I took part in the Formula Student with a team from my university in Barcelona. Among other things, we designed a driverless electric car and were quite successful with it. At the competition on the Hockenheimring, an employee from Weissach came to us and wanted to know if any of us spoke German. I was the only one, and he encouraged me to apply for an internship. And it worked out.

Could you have anticipated that when you started your studies in mechanical engineering?

No. I come from a family that loves racing. As a child I went to many Formula One races with my father. Becoming a driver was out of the question, but working in the automotive industry was a realistic possibility. Because the big manufacturers are based in Germany, it made sense to do a semester abroad at the Karlsruhe Institute for Technology. But Porsche was always like an unattainable dream.
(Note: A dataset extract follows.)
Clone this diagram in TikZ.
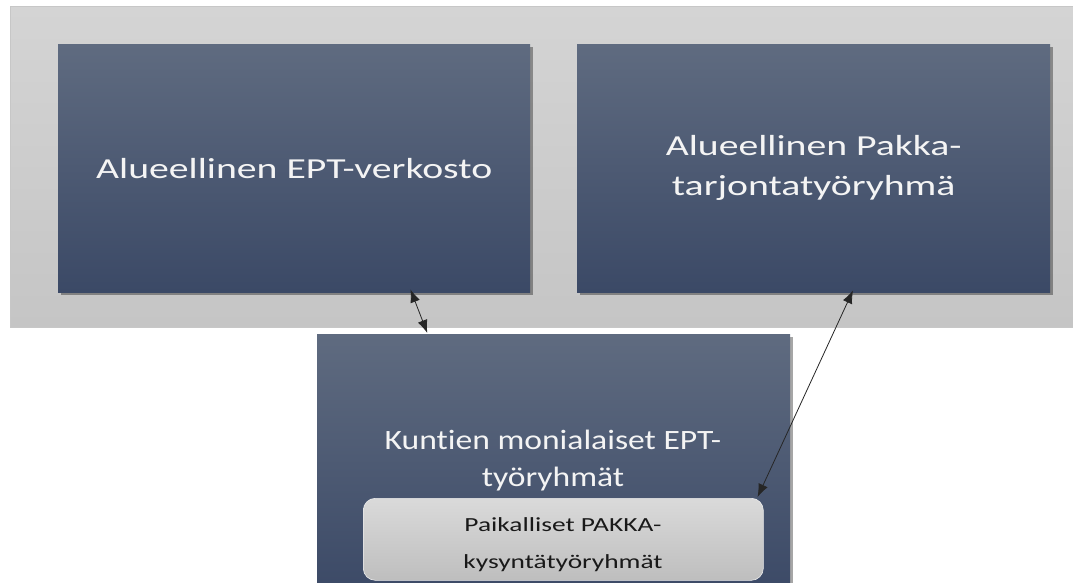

But now your dream has come true. What was your first day like?

On the first day I felt a little lost. I wasn’t even familiar with the site because my interview had been by phone. My team leader wasn’t there, so another intern picked me up, and as luck would have it, he was a member of another Formula Student team. I was happy to know someone, and he showed me around a lot. My department also gave me a warm welcome right away.

What is special about being an intern at Porsche?

You’re a real member of the team here as an intern, you’re not just standing around at the copy machine. I attend meetings, and have been allowed to drive on the test course and also in the climatic wind tunnel. I’ve even been able to work on the Taycan. Porsche offers me the perfect combination of conventional automotive industry and motorsports: you’re building cars for the road as well as sports cars. In addition, the company organizes regular gatherings for all the interns, and we also meet a lot on our own to talk. We’re like a little family.

In your case, not only is the work new but also the country and the people. How different is it from your life in Spain?

Very different. I have some problems with the weather—even on warm days, the mornings feel really cold. And I miss the ocean. A lake is not the same thing. The rhythm of daily life is also very different. In Spain it would be unthinkable to start work at 6:30 in the morning. The lunch break is much shorter, and the food is different. Here people eat a lot of meat and sauces.

What do you like about Germany?

The people are open, and I feel welcomed. And I like käsespätzle (a cheesy noodle dish) and maultaschen (ravioli).

Alejandro Sarró

Spaniard Alejandro Sarró (23) started learning German in 2016. Just for fun, he says. At the time he didn’t know that he would be living in Germany and working for Porsche three years later.